# Anyone use Driving Dimensions add-on with Sketchup?



## Oreps (Sep 29, 2010)

I've completed a Sketchup design for multiple built-in pantry cabinets/shelves and now find I have to go back in and change my component dimensions from nominal to the actual thickness of plywood and melamine. I was looking the easiest way to do this and found an add-on "Driving Dimensions" which as a trial version (25 dimensions) and then their Pro version ($45). I don't want to try the trial version because I heard "once you pass this limit a screen will pop up with every new surface or faces" even after you un-install it. So, my question is …. 
Are there any Driving Dimension users who can offer me some feedback on whether it would ease my pain in changing a ton of component dimensions?


----------



## mstenner (Oct 6, 2009)

I looked into it a while back, but do not use it. I "grew up" using Solidworks for work, and so initially used it for my hobby woodworking as well. When I switched to Sketchup, I REALLY missed the driving/driven dimension concept, and parametric constraint-based design in general. My investigations of the Driving Dimensions plugin (based on reading only, not installing) led me to believe it was actually pretty kludgy and kinda shoe-horned into sketchup. Ultimately, I just embraced the Sketchup Way of doing things.

I feel your pain and agree that your particular problem would be much easier to solve with a driving dimension capability. If you decide to go that route, please let us know what you think.


----------



## AnthonyC (Jun 11, 2010)

I'm also a Solidworks guy at work and doing cabinet design in Sketchup. I miss this feature as well.

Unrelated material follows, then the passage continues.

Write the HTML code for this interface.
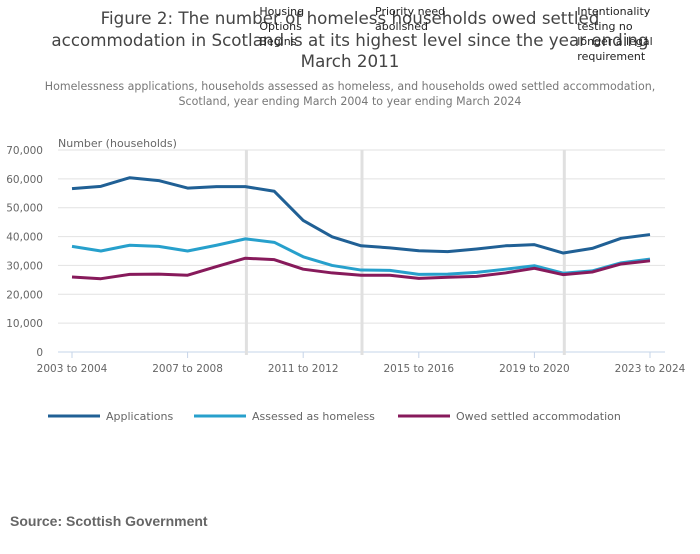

I like that I can bang out a design in about 20 minutes in sketchup. I hate that modifying it can sometimes take an hour (or be faster to just start over).

In SolidWorks it's the opposite: an hour to make all the parts, mate, fit, and dimension. Then if I change anything it can be as little as 2 minutes and I have all new drawings with no hassle.


----------



## rycollier (Oct 20, 2010)

I'm interested in what you find out.


----------